Stewart, a former Eastern Washington newspaper publisher, came to KEDA after years with the state doing economic development work at CTED, which has since been renamed the Department of Commerce. The organization said it has made great strides under Stewart’s leadership, especially in the area of government contracting to local businesses, keeping more than $48 million in U.S. Navy and other government contract work from leaving Kitsap County in 2010. The organization regularly puts on classes for local businesses to learn how to get involved with selling to the Navy and other government organizations.
As sales opportunities have continued to diminish for many local employers during the economic downturn, KEDA has stepped up its efforts to connect businesses with the training and technical assistance they need to successfully sell to government entities, particularly the Navy — which has helped many local residents keep their existing jobs. New business development opportunities are focusing on other domestic markets as well as export sales.
KEDA has also been heavily involved with recruiting companies to come to Kitsap. It recently scored a big win by helping lure Profile Composites, a company that holds a patent for, and manufactures, a unique, lightweight, collapsible wheelchair made of composite materials, to the Port of Bremerton.
Elliot Gregg, president and CEO of Kitsap Credit Union and KEDA’s chairman of the board, said he accepted Stewart’s announcement with regret. “For the past three years, Bill’s knowledge and connections have provided us with one of the most effective periods for KEDA and its predecessor organization, the Kitsap Economic Development Council.”
The search for a new executive director will begin in earnest this summer, Gregg said, with the goal of completing the selection process prior to Stewart’s departure at the end of September, and Stewart will be involved in the selection of his replacement,
Stewart said he is very pleased with the development of the organization and its performance over the past three years, despite the difficult economic environment. “Effective economic development demands that the public and private sectors come together and stay committed for the long haul,” said Stewart. “I’m very optimistic about the future economic health of the Kitsap Peninsula, because of the strong leadership participation from business and government alike.
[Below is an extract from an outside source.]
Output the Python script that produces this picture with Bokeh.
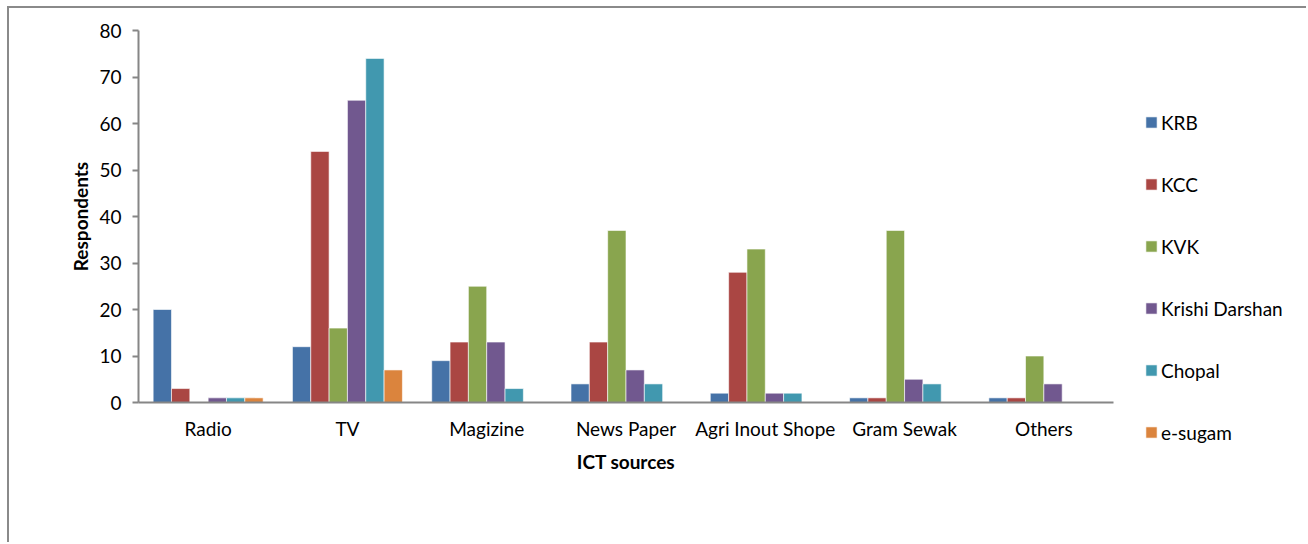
import math
from bokeh.plotting import figure
from bokeh.models import ColumnDataSource, Range1d, Legend, LegendItem, FixedTicker, Label
from bokeh.transform import dodge
from bokeh.embed import file_html
from bokeh.resources import INLINE

categories = ["Radio", "TV", "Magizine", "News Paper", "Agri Inout Shope", "Gram Sewak", "Others"]
series_names = ["KRB", "KCC", "KVK", "Krishi Darshan", "Chopal", "e-sugam"]
krb = [20, 12, 9, 4, 2, 1, 1]
kcc = [3, 54, 13, 13, 28, 1, 1]
kvk = [0, 16, 25, 37, 33, 37, 10]
krishi_darshan = [1, 65, 13, 7, 2, 5, 4]
chopal = [1, 74, 3, 4, 2, 4, 0]
e_sugam = [1, 7, 0, 0, 0, 0, 0]
series_values = [krb, kcc, kvk, krishi_darshan, chopal, e_sugam]
colors = ["#4572A7", "#AA4643", "#89A54E", "#71588F", "#4198AF", "#DB843D"]
y_ticks = [0, 10, 20, 30, 40, 50, 60, 70, 80]
x_title = "ICT sources"
y_title = "Respondents"

FONT = "Lato"
FS = "19px"
W, H = 1299, 536
# plot-area geometry in canvas pixels
AX_LEFT, AX_RIGHT = 129, 1104     # category axis extent
AX_TOP, AX_BOTTOM = 22, 394       # value axis extent (80 .. 0)

n = len(categories)
y_max = 80
px_y = (AX_BOTTOM - AX_TOP) / y_max
px_x = (AX_RIGHT - AX_LEFT) / n
y_range = Range1d(-(H - AX_BOTTOM) / px_y, y_max + AX_TOP / px_y)
x_range = Range1d(-AX_LEFT / px_x, (W - AX_LEFT) / px_x)

p = figure(x_range=x_range, y_range=y_range,
           width=W, height=H, output_backend="svg", toolbar_location=None,
           min_border_left=0, min_border_right=0, min_border_top=0, min_border_bottom=0)
p.margin = (6, 0, 0, 7)
p.styles = {"border-left": "2px solid #8a8a8a", "border-top": "2px solid #8a8a8a"}
p.outline_line_color = None
p.xgrid.grid_line_color = None
p.ygrid.grid_line_color = None

centers = [k + 0.5 for k in range(n)]
bar_w = 0.1316
items = []
for i, (name, vals, col) in enumerate(zip(series_names, series_values, colors)):
    xs = [c for c, v in zip(centers, vals) if v > 0]
    vs = [v for v in vals if v > 0]
    src = ColumnDataSource(dict(x=xs, val=vs))
    r = p.vbar(x=dodge("x", (i - 2.5) * bar_w), top="val", width=bar_w,
               source=src, fill_color=col, line_color="white", line_alpha=0.6, line_width=1)
    items.append(LegendItem(label=name, renderers=[r]))

legend = Legend(items=items, location=(1135, 100.5), orientation="vertical",
                glyph_width=14, glyph_height=14, label_height=23, spacing=39,
                label_standoff=3, padding=0, margin=0, border_line_color=None,
                background_fill_alpha=0, label_text_font=FONT, label_text_font_size=FS,
                label_text_color="#000000")
p.add_layout(legend)

# y axis
p.yaxis.fixed_location = 0
p.yaxis.ticker = y_ticks
p.yaxis.bounds = (0, y_max)
p.yaxis.major_label_text_font = FONT
p.yaxis.major_label_text_font_size = FS
p.yaxis.major_label_text_color = "#000000"
p.yaxis.axis_line_color = "#868686"
p.yaxis.axis_line_width = 2
p.yaxis.major_tick_line_color = "#868686"
p.yaxis.major_tick_line_width = 2
p.yaxis.major_tick_out = 6
p.yaxis.major_tick_in = 0
p.yaxis.minor_tick_line_color = None
p.yaxis.major_label_standoff = 11

# x axis
p.xaxis.fixed_location = 0
p.xaxis.bounds = (0, n)
p.xaxis.ticker = FixedTicker(ticks=centers)
p.xaxis.major_label_overrides = {c: cat for c, cat in zip(centers, categories)}
p.xaxis.major_label_text_font = FONT
p.xaxis.major_label_text_font_size = FS
p.xaxis.major_label_text_color = "#000000"
p.xaxis.axis_line_color = "#868686"
p.xaxis.axis_line_width = 2
p.xaxis.major_tick_line_color = None
p.xaxis.major_tick_out = 0
p.xaxis.major_tick_in = 0
p.xaxis.minor_tick_line_color = None
p.xaxis.major_label_standoff = 14

# axis titles
p.add_layout(Label(x=n / 2, y=H - 453, x_units="data", y_units="screen", text=x_title,
                   text_font=FONT, text_font_size=FS, text_font_style="bold",
                   text_color="#000000", text_align="center", text_baseline="middle"))
p.add_layout(Label(x=71, y=y_max / 2, x_units="screen", y_units="data", text=y_title,
                   angle=math.pi / 2, text_font=FONT, text_font_size=FS, text_font_style="bold",
                   text_color="#000000", text_align="center", text_baseline="middle"))

open("out.html", "w").write(file_html(p, INLINE))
Our membership base is very strong, and it continues to grow.”
Currently, KEDA has more private sector members than ever before — even in the worse economic climate since the Great Depression. Stewart said he believes the focus of KEDA’s work should continue to be supporting local employers, particularly in helping them access new customers and markets. “When companies have business, employees have work. It’s as simple, and as complex, as that.”
He added that as KEDA continues to improve its market development activities and the local business climate, the organization will also be better positioned to win more business recruitment projects such as Profile Composites.
“KEDA is on a strong course both in its growth of public and private membership, as well as its effectiveness,” Stewart said. “As we come slowly out of the economic downturn, KEDA and the Kitsap economy will be stronger for it.”